Iata urged governments to come up with extra support for this winter such as financial aid that does not add more debt to the industry’s already indebted balance sheet.
So far, governments worldwide have provided £123 billion in support, from direct aid to wage subsidies, corporate tax relief and fuel taxes.
De Juniac said: “We are grateful for this support, which is aimed at ensuring that the air transport industry remains viable and ready to reconnect the economies and support millions of jobs in travel and tourism.

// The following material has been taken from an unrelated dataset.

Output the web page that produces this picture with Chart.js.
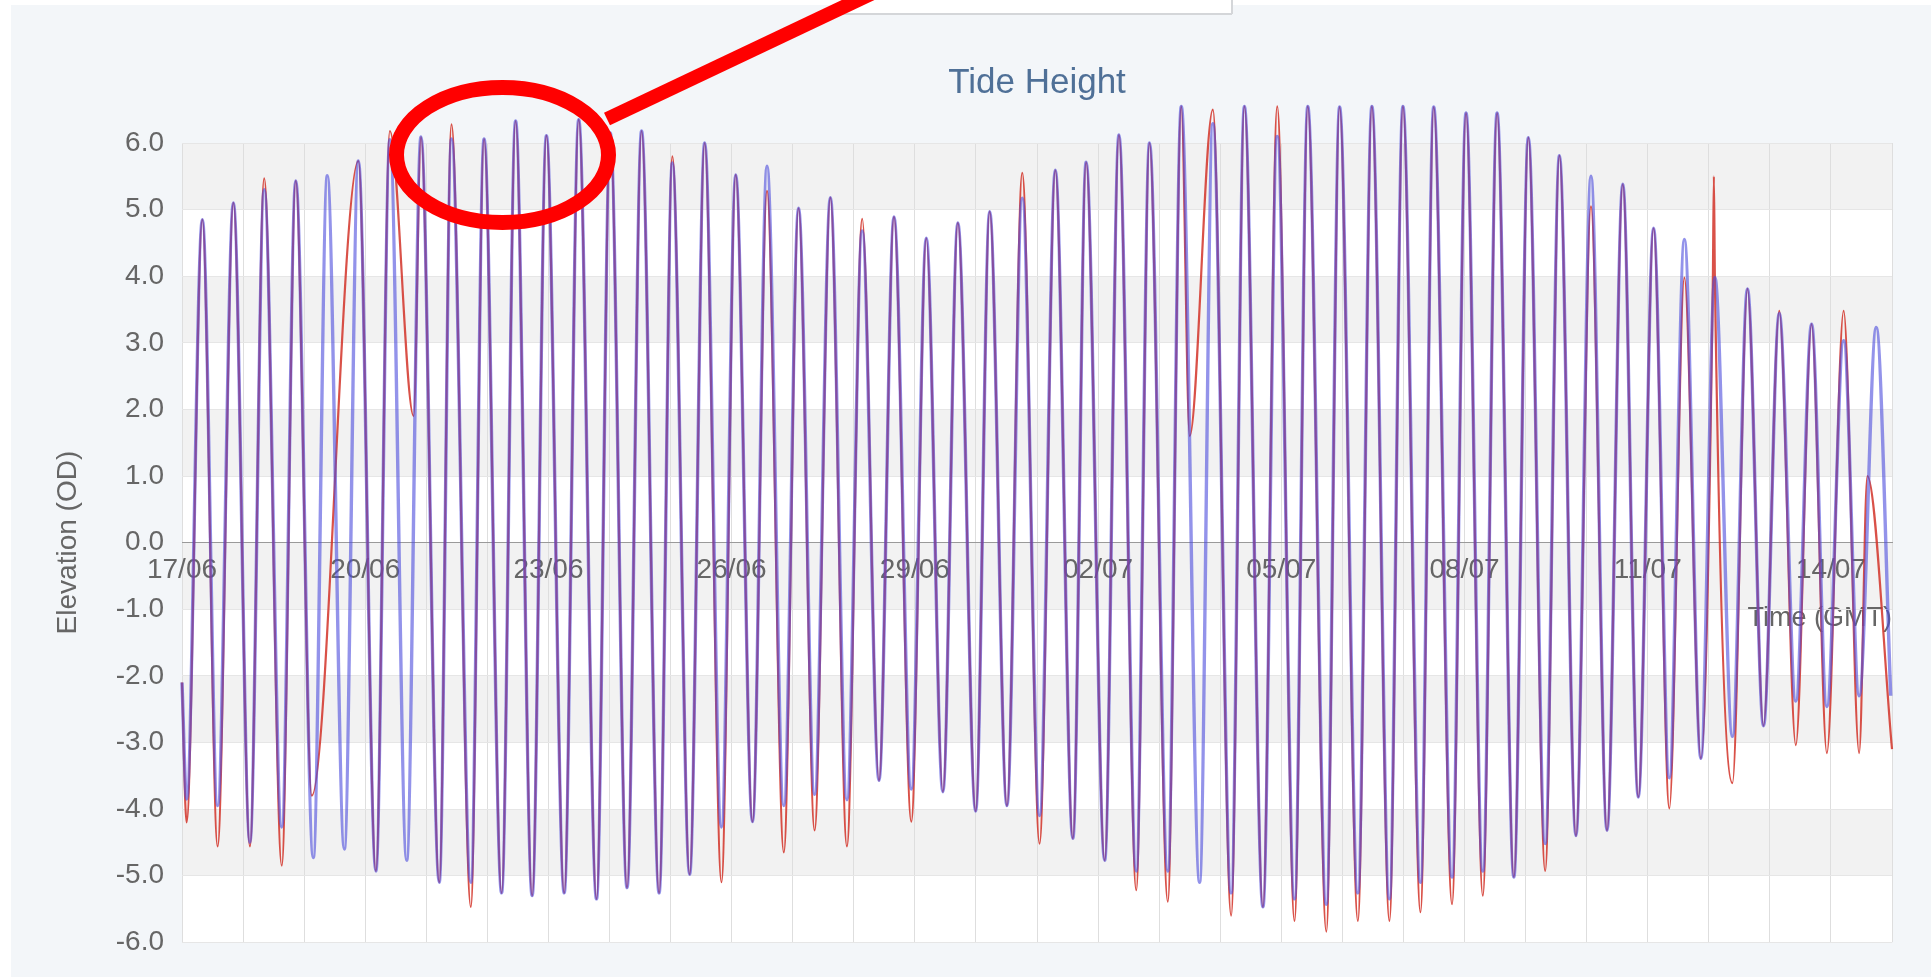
<!DOCTYPE html>
<html>
<head>
<meta charset="utf-8">
<title>Tide Height</title>
<script src="https://cdn.jsdelivr.net/npm/chart.js@4.4.1/dist/chart.umd.min.js"></script>
<style>
  html, body { margin: 0; padding: 0; background: #f3f6f9; overflow: hidden; }
  canvas { display: block; }
</style>
</head>
<body>
<canvas id="tide-chart" width="1931" height="977"></canvas>
<script>
// x is hours after 17/06 00:00 GMT, y is elevation (m OD)
const dayLabels = ['17/06', '20/06', '23/06', '26/06', '29/06', '02/07', '05/07', '08/07', '11/07', '14/07'];

// blue line: high and low waters
const predictedTide = [
  [0, -2.1], [1.8, -3.85], [8.0, 4.85], [14.0, -3.95], [20.2, 5.1], [26.7, -4.5],
  [32.3, 5.3], [39.2, -4.27], [44.7, 5.43], [51.6, -4.73], [57.1, 5.51], [63.8, -4.6],
  [69.3, 5.73], [76.2, -4.93], [81.7, 6.05], [88.3, -4.77], [93.9, 6.09], [101.1, -5.1],
  [105.9, 6.06], [113.5, -5.1], [118.7, 6.06], [125.6, -5.26], [131.1, 6.33], [137.6, -5.3],
  [143.2, 6.11], [150.2, -5.26], [155.9, 6.35], [162.9, -5.35], [168.3, 6.15], [174.9, -5.18],
  [180.6, 6.18], [187.5, -5.26], [192.7, 5.7], [199.5, -4.98], [205.4, 6.0], [212.0, -4.27],
  [217.6, 5.52], [224.2, -4.19], [229.9, 5.65], [236.5, -3.95], [242.3, 5.02], [248.6, -3.78],
  [254.8, 5.18], [261.3, -3.86], [267.3, 4.68], [273.9, -3.57], [279.8, 4.89], [286.6, -3.7],
  [292.5, 4.57], [299.0, -3.74], [304.9, 4.8], [311.9, -4.03], [317.4, 4.97], [324.2, -3.95],
  [330.2, 5.17], [337.0, -4.1], [343.2, 5.59], [350.1, -4.44], [355.3, 5.71], [362.6, -4.77],
  [368.2, 6.12], [375.0, -4.93], [380.2, 6.0], [387.4, -4.93], [392.7, 6.55], [399.9, -5.1],
  [405.1, 6.29], [412.3, -5.26], [417.5, 6.55], [424.8, -5.47], [430.4, 6.1], [437.2, -5.35],
  [442.4, 6.55], [449.7, -5.43], [454.9, 6.54], [462.1, -5.26], [467.6, 6.55], [474.5, -5.35],
  [479.8, 6.55], [486.7, -5.1], [491.9, 6.54], [499.1, -5.02], [504.6, 6.45], [511.2, -4.93],
  [516.8, 6.45], [523.4, -5.02], [529.1, 6.08], [535.7, -4.52], [541.3, 5.81], [547.8, -4.4],
  [553.7, 5.5], [560.0, -4.32], [566.2, 5.38], [572.3, -3.82], [578.3, 4.72], [584.5, -3.53],
  [590.4, 4.55], [596.9, -3.24], [602.4, 3.98], [609.3, -2.91], [615.2, 3.81], [621.5, -2.75],
  [627.7, 3.44], [634.2, -2.38], [640.4, 3.28], [646.4, -2.46], [653.0, 3.03], [659.1, -2.3],
  [665.8, 3.23], [671.5, -2.3],
];

// red line: recorded levels, with its gaps and the spike on 12/07
const recordedTide = [
  [0, -2.1], [1.8, -4.2], [8.0, 4.85], [14.0, -4.56], [20.2, 5.1], [26.7, -4.56],
  [32.3, 5.47], [39.2, -4.85], [44.7, 5.43], [51.0, -3.8], [69.3, 5.73], [76.2, -4.93],
  [81.7, 6.18], [91.0, 1.9], [93.9, 6.09], [101.1, -5.1], [105.9, 6.28], [113.5, -5.47],
  [118.7, 6.06], [125.6, -5.26], [131.1, 6.33], [137.6, -5.3], [143.2, 6.11], [150.2, -5.26],
  [155.9, 6.35], [162.9, -5.35], [168.3, 6.15], [174.9, -5.18], [180.6, 6.18], [187.5, -5.26],
  [192.7, 5.8], [199.5, -4.98], [205.4, 6.0], [212.0, -5.1], [217.6, 5.52], [224.2, -4.19],
  [229.9, 5.28], [236.5, -4.65], [242.3, 5.02], [248.6, -4.32], [254.8, 5.18], [261.3, -4.56],
  [267.3, 4.86], [273.9, -3.57], [279.8, 4.89], [286.6, -4.19], [292.5, 4.57], [299.0, -3.74],
  [304.9, 4.8], [311.9, -4.03], [317.4, 4.97], [324.2, -3.95], [330.2, 5.55], [337.0, -4.52],
  [343.2, 5.59], [350.1, -4.44], [355.3, 5.71], [362.6, -4.77], [368.2, 6.12], [375.0, -5.22],
  [380.2, 6.0], [387.4, -5.39], [392.7, 6.55], [396.0, 1.6], [405.1, 6.5], [412.3, -5.6],
  [417.5, 6.55], [424.8, -5.47], [430.4, 6.55], [437.2, -5.68], [442.4, 6.55], [449.7, -5.84],
  [454.9, 6.54], [462.1, -5.68], [467.6, 6.55], [474.5, -5.68], [479.8, 6.55], [486.7, -5.55],
  [491.9, 6.54], [499.1, -5.43], [504.6, 6.45], [511.2, -5.3], [516.8, 6.45], [523.4, -5.02],
  [529.1, 6.08], [535.7, -4.93], [541.3, 5.81], [547.8, -4.4], [553.7, 5.05], [560.0, -4.32],
  [566.2, 5.38], [572.3, -3.82], [578.3, 4.72], [584.5, -3.99], [590.4, 3.98], [596.9, -3.24],
  [601.6, 3.95], [602.0, 5.5], [602.4, 3.95], [609.3, -3.61], [615.2, 3.81], [621.5, -2.75],
  [627.7, 3.48], [634.2, -3.04], [640.4, 3.28], [646.4, -3.16], [653.0, 3.48], [659.1, -3.16],
  [662.3, 1.0], [672.0, -3.1],
];

Chart.defaults.font.family = '"Liberation Sans", Arial, sans-serif';

// page background, white plot area and the alternate grey bands
const plotBackground = {
  id: 'plotBackground',
  beforeDraw(chart) {
    const { ctx, chartArea: area } = chart;
    const y = chart.scales.y;
    ctx.save();
    ctx.fillStyle = '#f3f6f9';
    ctx.fillRect(0, 0, chart.width, chart.height);
    ctx.fillStyle = '#ffffff';
    ctx.fillRect(0, 0, chart.width, 5);
    ctx.fillRect(0, 0, 11, chart.height);
    ctx.fillRect(area.left, area.top, area.width, area.height);
    ctx.fillStyle = '#f2f2f2';
    for (let v = -5; v < 6; v += 2) {
      const top = y.getPixelForValue(v + 1);
      const bottom = y.getPixelForValue(v);
      ctx.fillRect(area.left, top, area.width, bottom - top);
    }
    ctx.restore();
  },
};

// the red ring and pointer drawn over the screenshot
const markup = {
  id: 'markup',
  afterDraw(chart) {
    const { ctx } = chart;
    ctx.save();
    // cropped box at the top edge
    ctx.fillStyle = '#ffffff';
    ctx.fillRect(837, 0, 394, 13);
    ctx.fillStyle = '#d4d6d9';
    ctx.fillRect(837, 13, 395, 2);
    ctx.fillRect(1231, 0, 2, 14);

    ctx.strokeStyle = '#ff0000';
    ctx.lineWidth = 15;
    ctx.beginPath();
    ctx.ellipse(502.5, 155, 106, 67.5, 0, 0, Math.PI * 2);
    ctx.stroke();

    ctx.lineWidth = 14;
    ctx.lineCap = 'butt';
    ctx.beginPath();
    ctx.moveTo(607, 119);
    ctx.lineTo(875, -8);
    ctx.stroke();
    ctx.restore();
  },
};

function toPoints(pairs) {
  return pairs.map(([x, y]) => ({ x, y }));
}

new Chart(document.getElementById('tide-chart'), {
  type: 'line',
  data: {
    datasets: [
      {
        label: 'Predicted',
        data: toPoints(predictedTide),
        borderColor: 'rgba(75, 75, 220, 0.6)',
        borderWidth: 3.4,
        pointRadius: 0,
        cubicInterpolationMode: 'monotone',
        clip: false,
      },
      {
        label: 'Recorded',
        data: toPoints(recordedTide),
        borderColor: 'rgba(210, 50, 40, 0.85)',
        borderWidth: 2.2,
        pointRadius: 0,
        cubicInterpolationMode: 'monotone',
        clip: false,
      },
    ],
  },
  options: {
    responsive: false,
    animation: false,
    events: [],
    layout: { padding: { left: 0, right: 39, top: 0, bottom: 16 } },
    plugins: {
      legend: { display: false },
      tooltip: { enabled: false },
      title: {
        display: true,
        fullSize: false,
        text: 'Tide Height',
        color: '#4f7097',
        font: { size: 35, weight: 'normal' },
        padding: { top: 62, bottom: 39 },
      },
    },
    scales: {
      x: {
        type: 'linear',
        min: 0,
        max: 672,
        position: { y: 0 },
        grid: { color: '#dedede', drawTicks: false },
        border: { color: '#9a9a9a', width: 1 },
        ticks: {
          stepSize: 24,
          autoSkip: false,
          minRotation: 0,
          maxRotation: 0,
          padding: 11,
          color: '#666',
          font: { size: 28 },
          callback: (value) => (value % 72 === 0 ? dayLabels[value / 72] || '' : ''),
        },
        title: {
          display: true,
          text: 'Time (GMT)',
          align: 'end',
          color: '#666',
          font: { size: 27 },
          padding: { top: 4, bottom: 0 },
        },
      },
      y: {
        min: -6,
        max: 6,
        grid: {
          color: (ctx) => (ctx.tick && ctx.tick.value === 0 ? '#9a9a9a' : '#e6e6e6'),
          drawTicks: false,
        },
        border: { display: false },
        ticks: {
          stepSize: 1,
          padding: 18,
          color: '#666',
          font: { size: 28 },
          callback: (value) => value.toFixed(1),
        },
        title: {
          display: true,
          text: 'Elevation (OD)',
          color: '#666',
          font: { size: 28 },
          padding: { top: 51, bottom: 0 },
        },
        afterFit(scale) {
          scale.width = 182;
        },
      },
    },
  },
  plugins: [plotBackground, markup],
});
</script>
</body>
</html>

“But the crisis is deeper and longer than any of us could have imagined. And the initial support programs are running out. Today we must ring the alarm bell again. If these support programs are not replaced or extended, the consequences for an already hobbled industry will be dire.”
He warned against airline price rises. “Rate hikes on system users to make up the gap would be the start of a vicious and unforgiving cycle of further cost pressures and downsizings. That will prolong the crisis for the 10% of global economic activity that is linked to travel and tourism,” he said.
Recent figures from the Air Transport Action Group the downturn and slow recovery this year has put 4.8 million jobs at risk across the global aviation sector.
De Juniac added: “Increasing the cost of travel at this sensitive time will delay a return to travel and keep jobs at risk.”
The warnings come as Iata signs a memorandum of understanding with the World Tourism Organization (UNWTO) to work together to restart global tourism.
The agreement will focus on improving consumer confidence in travel and putting sustainability at the centre of recovery and future growth.
UNWTO secretary-generl Zurab Pololikashvili said: “Air travel is an essential component of global tourism. This partnership between UNWTO and Iata will see us work closely together to increase confidence in flying and tourism in general.”